Diaz rekindled a flame I had for storytelling. When I was young and still living in Venezuela, I admired Valentina Quintero reports about the indigenous communities. She is one of the most important Venezuelan journalists and was one of my role models, I wanted to follow the same career path as her. However, due to all the frustration and disconnection I felt these years, this desire was fading. I had forgotten about the beauty of my country and my culture; and Diaz sparked my longing for Venezuela again. I felt: “Wow, I want to go to Venezuela, I want to take pictures and do reporting, I will become a journalist”.
Unfortunately, I couldn’t afford to continue my studies in Australia. Coming back to Venezuela also still wasn’t a possibility due to the political situation. So, I moved to Belgium to study International Journalism, and it was not easy from the start. Even though I’m an extrovert and social person, in the beginning I was always anxious and insecure. It was my first time in university, and studying in English, which I learned only for a year before moving.
English is not the first language of most of my classmates either, it’s an international group. However, it is not so diverse, there are only 2 Latin Americans in Journalism, so I came across many cultural differences. I think what shocked me the most is that Latinos are very expressive and affectionate. We like to give hugs and kisses, which is very different from here. Even though I didn’t want to change who I am, I still had to adapt to the culture.
So, I was struggling with this personality conflict, but it mostly was because of my insecurities and thoughts, not because of the country. When I realized that, I focused on positive thinking and being honest with myself. Things started to flow better and I felt more confident. I truly believe your energy matters, and it can attract people like you.
For example, when I was still working on a restaurant in Barcelona, I had a conversation with a Venezuelan costumer and, surprisingly, he lived in Ghent, the same city I was moving to in Belgium. When I told him that, we exchanged contacts. “Text me when you arrive, I have some things I want to give to help you”, he said.
I was grateful but thought he would give me just a few simple things, like forks, knifes or maybe plates. I was even slightly suspicious because I didn’t know if his intentions were honest, so I went with my parents to meet him. I was flabbergasted; he gave me a brand-new mattress, a blender, cluttery, and so many things that together cost a lot of money.
He was really kind, but it’s not only him, that’s how Venezuelans are. Even if they don’t have enough for themselves, they want to give you something. Even if you are a stranger, they will welcome you. It’s a culture of kindness and being open to others, to serve with a smile. Now I understand that this is who I am too, I am Latina and that’s never going to change, regardless of where I am.

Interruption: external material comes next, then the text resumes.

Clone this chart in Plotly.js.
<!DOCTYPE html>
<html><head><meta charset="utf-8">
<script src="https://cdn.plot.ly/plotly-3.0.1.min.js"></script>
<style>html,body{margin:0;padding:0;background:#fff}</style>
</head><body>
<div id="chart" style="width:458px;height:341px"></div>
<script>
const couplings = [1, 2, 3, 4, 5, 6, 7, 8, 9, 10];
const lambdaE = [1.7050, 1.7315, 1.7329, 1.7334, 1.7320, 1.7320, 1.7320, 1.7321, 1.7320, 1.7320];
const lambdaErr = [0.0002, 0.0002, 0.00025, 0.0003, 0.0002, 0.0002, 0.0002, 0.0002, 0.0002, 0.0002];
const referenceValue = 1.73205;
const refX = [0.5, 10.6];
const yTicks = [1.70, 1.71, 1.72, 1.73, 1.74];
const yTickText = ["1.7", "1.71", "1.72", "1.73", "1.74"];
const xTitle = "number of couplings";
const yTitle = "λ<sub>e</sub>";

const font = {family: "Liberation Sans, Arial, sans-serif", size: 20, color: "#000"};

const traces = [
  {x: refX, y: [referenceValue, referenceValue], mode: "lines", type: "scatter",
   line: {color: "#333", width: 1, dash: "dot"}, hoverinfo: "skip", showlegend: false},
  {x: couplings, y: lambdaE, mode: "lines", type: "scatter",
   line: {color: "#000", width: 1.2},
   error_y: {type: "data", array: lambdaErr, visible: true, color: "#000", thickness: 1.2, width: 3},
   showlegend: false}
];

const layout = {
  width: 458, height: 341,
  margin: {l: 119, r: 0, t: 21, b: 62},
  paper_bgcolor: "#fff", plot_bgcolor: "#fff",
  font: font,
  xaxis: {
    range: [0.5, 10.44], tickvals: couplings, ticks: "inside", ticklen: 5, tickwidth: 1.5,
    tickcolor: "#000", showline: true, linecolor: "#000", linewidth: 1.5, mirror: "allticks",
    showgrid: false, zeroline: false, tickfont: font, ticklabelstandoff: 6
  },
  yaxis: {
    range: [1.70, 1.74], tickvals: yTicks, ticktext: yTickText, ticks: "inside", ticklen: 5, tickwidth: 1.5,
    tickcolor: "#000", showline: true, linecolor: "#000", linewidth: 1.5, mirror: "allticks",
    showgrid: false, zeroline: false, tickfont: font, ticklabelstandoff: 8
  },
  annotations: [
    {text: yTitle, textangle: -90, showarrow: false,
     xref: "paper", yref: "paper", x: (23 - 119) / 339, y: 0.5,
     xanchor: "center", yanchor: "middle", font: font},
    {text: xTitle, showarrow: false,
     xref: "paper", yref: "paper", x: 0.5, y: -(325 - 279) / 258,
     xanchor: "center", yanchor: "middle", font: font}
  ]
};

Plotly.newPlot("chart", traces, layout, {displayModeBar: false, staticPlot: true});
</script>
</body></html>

But it’s been a long time since I moved out and I have a terrible memory, unfortunately. I wish I could remember more, but I didn’t forget everything. Connecting with elderly people makes me remember the moments I used to spend with my grandma, for example. I miss her so much. Venezuelans have a big respect for the elderly. There’s nothing more Venezuelan than asking for la bendición, the blessing, from our elders. It’s a common way for young people to greet parents or grandparents. While it has religious roots, today it’s mostly cultural, a simple gesture of deep respect.

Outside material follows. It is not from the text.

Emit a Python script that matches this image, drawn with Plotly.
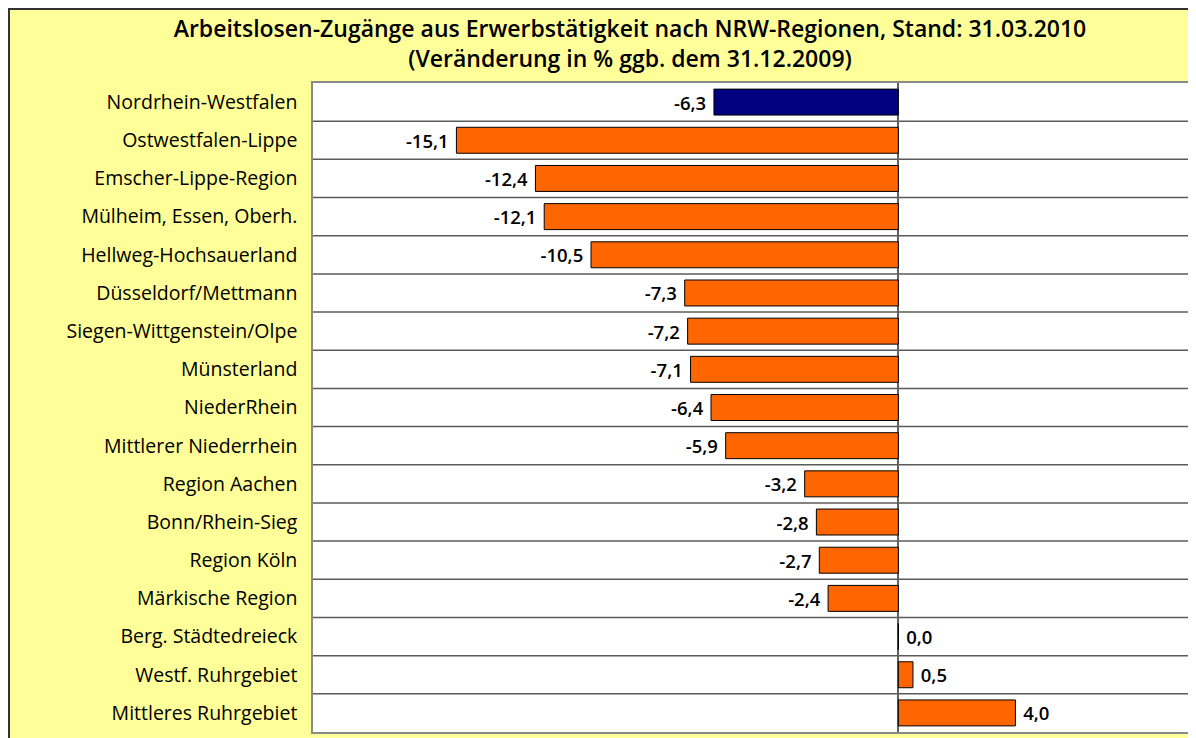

My grandma was the pilar of the family and had such a big heart, filled with unconditional love for us. Her house was always busy, with big caterings. When partying, she would tell us:”Turn on the music volume! Louder! Louder”. She was so full of life and she liked to see us happy, so she was always cooking for everybody, serving everybody.
This was an inherited characteristic; my mom loves to cook for others as well, and I learned that with both. When I cook traditional recipes like empanadas or arepas, it’s always for others. I like to make it a special moment, while I’m cooking, I listen to the Venezuelan traditional music joropo, and I dance with the rhythm. When I share the food, it makes me feel happy and accomplished if they like it. All these rituals make me connect with my roots and with who I am. I feel fulfilled sharing my culture.

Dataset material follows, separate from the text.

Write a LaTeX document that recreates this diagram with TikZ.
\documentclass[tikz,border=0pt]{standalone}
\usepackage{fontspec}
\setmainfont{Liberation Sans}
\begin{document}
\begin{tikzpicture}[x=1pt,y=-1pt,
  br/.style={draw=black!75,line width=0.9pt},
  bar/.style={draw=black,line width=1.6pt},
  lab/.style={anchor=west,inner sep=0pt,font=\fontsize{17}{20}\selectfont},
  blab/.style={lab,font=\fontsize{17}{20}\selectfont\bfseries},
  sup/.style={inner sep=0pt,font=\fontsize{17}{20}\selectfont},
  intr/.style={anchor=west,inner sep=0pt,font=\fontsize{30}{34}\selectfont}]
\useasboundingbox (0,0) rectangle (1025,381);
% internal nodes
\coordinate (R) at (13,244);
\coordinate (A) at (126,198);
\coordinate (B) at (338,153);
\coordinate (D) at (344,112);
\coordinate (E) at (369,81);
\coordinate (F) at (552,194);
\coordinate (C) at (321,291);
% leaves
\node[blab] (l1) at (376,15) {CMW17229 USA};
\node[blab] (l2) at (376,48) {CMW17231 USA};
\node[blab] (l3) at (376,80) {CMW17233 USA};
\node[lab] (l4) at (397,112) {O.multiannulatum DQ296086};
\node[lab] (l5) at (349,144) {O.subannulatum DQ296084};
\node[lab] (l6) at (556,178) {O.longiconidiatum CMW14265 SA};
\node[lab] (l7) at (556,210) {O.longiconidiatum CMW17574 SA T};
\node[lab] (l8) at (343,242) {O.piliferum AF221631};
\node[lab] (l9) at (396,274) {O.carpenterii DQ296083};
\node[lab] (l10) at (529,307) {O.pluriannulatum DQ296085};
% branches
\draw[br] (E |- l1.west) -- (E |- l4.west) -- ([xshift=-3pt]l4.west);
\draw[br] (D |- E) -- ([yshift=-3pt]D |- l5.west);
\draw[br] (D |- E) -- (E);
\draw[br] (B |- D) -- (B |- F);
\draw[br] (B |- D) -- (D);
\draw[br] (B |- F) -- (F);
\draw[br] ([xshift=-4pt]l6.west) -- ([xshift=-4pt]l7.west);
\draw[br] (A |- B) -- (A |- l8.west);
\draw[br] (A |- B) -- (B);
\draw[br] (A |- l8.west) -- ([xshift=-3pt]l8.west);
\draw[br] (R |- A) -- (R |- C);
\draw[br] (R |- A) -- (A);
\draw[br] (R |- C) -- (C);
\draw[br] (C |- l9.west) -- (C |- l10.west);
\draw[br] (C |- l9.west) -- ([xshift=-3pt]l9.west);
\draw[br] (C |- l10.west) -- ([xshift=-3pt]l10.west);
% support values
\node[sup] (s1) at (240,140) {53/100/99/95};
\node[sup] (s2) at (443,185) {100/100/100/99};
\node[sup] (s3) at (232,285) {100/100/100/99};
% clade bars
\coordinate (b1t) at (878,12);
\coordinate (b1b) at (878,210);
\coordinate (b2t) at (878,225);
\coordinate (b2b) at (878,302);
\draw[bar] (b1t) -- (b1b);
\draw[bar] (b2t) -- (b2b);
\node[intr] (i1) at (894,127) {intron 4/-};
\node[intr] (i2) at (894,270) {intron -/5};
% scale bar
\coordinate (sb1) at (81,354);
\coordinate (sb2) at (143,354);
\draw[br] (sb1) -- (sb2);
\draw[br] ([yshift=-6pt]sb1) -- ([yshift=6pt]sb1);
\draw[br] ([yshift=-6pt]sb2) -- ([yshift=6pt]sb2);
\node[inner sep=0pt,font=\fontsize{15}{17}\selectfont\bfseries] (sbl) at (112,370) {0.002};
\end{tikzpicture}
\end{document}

(from Mariangel’s archive)
I want to share more about Venezuela, that is the reason I’m studying journalism. I think my mission in communication is to report about the beautiful nature there, the culture, the indigenous people and how it’s all connected. But at the same time, if there’s something wrong with respecting human rights, I want to say it. I want to show good and bad things to the world.
That is important because after the capture of Maduro by the United States, many people suddenly felt the urge to comment on it. People argue that the United States violated international law, but in Venezuela there were actually no functioning laws or human rights protections. The country has the highest crime index, and one of the worst cases of mass emigration in the world.
It is very easy for people, especially in Europe and in Western societies, to comment on a situation they have never experienced in their lives and that they know nothing about. Really, once a guy asked me if Venezuela was in Spain. It’s easy to just post on social media from the comfort of their privileged lives, with access to education, a home, three meals a day, and the opportunity to progress. I did not have that. I did not have a choice, and many other Venezuelans also don’t have these opportunities.
So, I want to inform people as today, I have a relatively good life, for which I am immensely grateful. But that does not change the fact that I have been an immigrant my entire life, facing discrimination, being judged, and having to say goodbye to friends repeatedly because I had to emigrate multiple times. Belgium is the fifth country I have lived in.
However, in Spanish we have this expression “echar para adelante”, which means “keep going forward”. Even though we come from adversity, we always try to take the best from everything. We care for our loved ones passionately and keep celebrating the positive things together. We are very resilient people. Despite everything, everywhere a Venezuelan goes, you can see that they are vibing in positive energy and always smiling.